### TASK DESCRIPTION:
Pick out each line below containing "this".

### PROVIDED DATA:
▬▬▬▬▬▬▬▬▬▬

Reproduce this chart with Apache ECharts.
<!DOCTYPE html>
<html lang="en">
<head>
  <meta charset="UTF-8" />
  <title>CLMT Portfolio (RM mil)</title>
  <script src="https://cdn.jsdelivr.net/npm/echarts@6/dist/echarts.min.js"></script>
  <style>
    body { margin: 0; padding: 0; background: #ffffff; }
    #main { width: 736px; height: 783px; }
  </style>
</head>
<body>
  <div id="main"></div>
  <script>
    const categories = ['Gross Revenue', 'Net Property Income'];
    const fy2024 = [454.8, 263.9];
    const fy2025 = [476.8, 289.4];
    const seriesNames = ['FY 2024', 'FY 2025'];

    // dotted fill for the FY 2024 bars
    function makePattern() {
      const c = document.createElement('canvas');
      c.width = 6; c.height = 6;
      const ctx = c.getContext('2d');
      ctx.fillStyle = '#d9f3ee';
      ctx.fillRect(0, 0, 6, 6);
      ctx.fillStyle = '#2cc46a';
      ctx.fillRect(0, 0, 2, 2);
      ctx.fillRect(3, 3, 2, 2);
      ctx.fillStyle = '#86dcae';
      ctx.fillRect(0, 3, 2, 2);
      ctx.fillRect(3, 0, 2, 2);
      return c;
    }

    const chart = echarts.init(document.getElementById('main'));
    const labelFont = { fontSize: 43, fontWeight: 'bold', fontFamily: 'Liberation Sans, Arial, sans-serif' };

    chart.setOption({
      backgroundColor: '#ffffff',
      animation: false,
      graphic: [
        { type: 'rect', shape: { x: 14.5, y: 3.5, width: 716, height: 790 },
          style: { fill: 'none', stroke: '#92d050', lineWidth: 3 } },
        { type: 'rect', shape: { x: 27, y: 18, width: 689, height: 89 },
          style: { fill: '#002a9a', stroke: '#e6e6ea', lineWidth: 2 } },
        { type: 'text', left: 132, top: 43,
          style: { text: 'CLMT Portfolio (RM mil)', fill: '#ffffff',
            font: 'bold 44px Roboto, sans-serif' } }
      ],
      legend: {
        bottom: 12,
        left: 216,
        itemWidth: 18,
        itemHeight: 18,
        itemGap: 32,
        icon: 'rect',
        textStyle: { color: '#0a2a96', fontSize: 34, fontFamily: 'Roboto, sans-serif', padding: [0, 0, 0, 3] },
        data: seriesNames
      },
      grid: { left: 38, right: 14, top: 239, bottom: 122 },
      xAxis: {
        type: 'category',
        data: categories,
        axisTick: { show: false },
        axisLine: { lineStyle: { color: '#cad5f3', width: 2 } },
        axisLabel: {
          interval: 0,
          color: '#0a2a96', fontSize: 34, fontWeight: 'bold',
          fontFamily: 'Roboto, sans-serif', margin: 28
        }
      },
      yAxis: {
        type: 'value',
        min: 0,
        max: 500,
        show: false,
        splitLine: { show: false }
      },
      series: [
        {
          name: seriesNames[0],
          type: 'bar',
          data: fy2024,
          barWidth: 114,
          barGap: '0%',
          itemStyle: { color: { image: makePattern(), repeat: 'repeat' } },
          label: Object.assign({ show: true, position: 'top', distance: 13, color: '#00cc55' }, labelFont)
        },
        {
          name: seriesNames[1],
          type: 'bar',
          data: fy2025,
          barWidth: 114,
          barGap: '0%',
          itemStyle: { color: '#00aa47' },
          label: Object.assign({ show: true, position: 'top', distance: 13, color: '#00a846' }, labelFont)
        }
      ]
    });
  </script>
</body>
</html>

▬▬▬▬▬▬▬▬▬▬

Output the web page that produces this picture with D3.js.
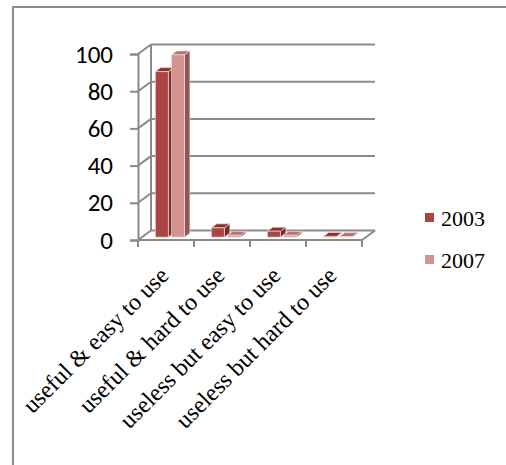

▬▬▬▬▬▬▬▬▬▬

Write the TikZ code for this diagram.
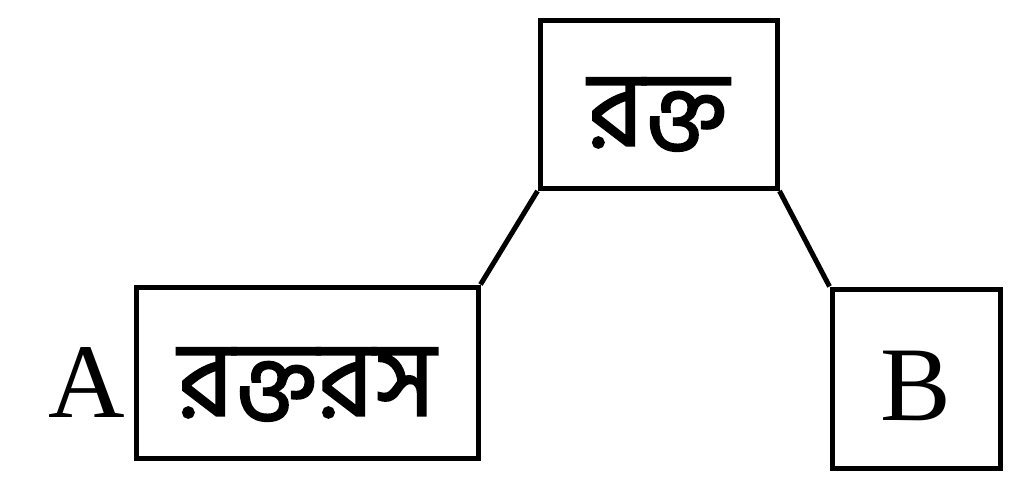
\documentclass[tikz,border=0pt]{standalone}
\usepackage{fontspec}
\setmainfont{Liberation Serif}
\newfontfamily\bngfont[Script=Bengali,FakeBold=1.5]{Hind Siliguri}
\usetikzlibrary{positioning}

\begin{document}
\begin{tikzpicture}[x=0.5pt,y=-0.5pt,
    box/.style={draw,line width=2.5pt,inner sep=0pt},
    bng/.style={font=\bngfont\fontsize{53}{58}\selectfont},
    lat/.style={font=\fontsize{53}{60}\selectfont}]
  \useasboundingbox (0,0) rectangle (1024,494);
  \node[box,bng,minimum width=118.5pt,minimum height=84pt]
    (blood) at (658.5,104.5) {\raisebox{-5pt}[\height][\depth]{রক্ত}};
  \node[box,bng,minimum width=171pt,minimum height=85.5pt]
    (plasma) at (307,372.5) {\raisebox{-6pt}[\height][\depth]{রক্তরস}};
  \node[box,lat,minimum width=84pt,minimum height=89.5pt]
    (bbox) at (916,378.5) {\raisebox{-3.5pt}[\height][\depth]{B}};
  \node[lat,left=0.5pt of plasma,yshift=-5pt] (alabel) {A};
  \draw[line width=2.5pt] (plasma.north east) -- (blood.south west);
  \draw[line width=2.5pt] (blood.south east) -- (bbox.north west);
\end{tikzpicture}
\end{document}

▬▬▬▬▬▬▬▬▬▬

### RESULT:
Reproduce this chart with Apache ECharts.
Output the web page that produces this picture with D3.js.
Write the TikZ code for this diagram.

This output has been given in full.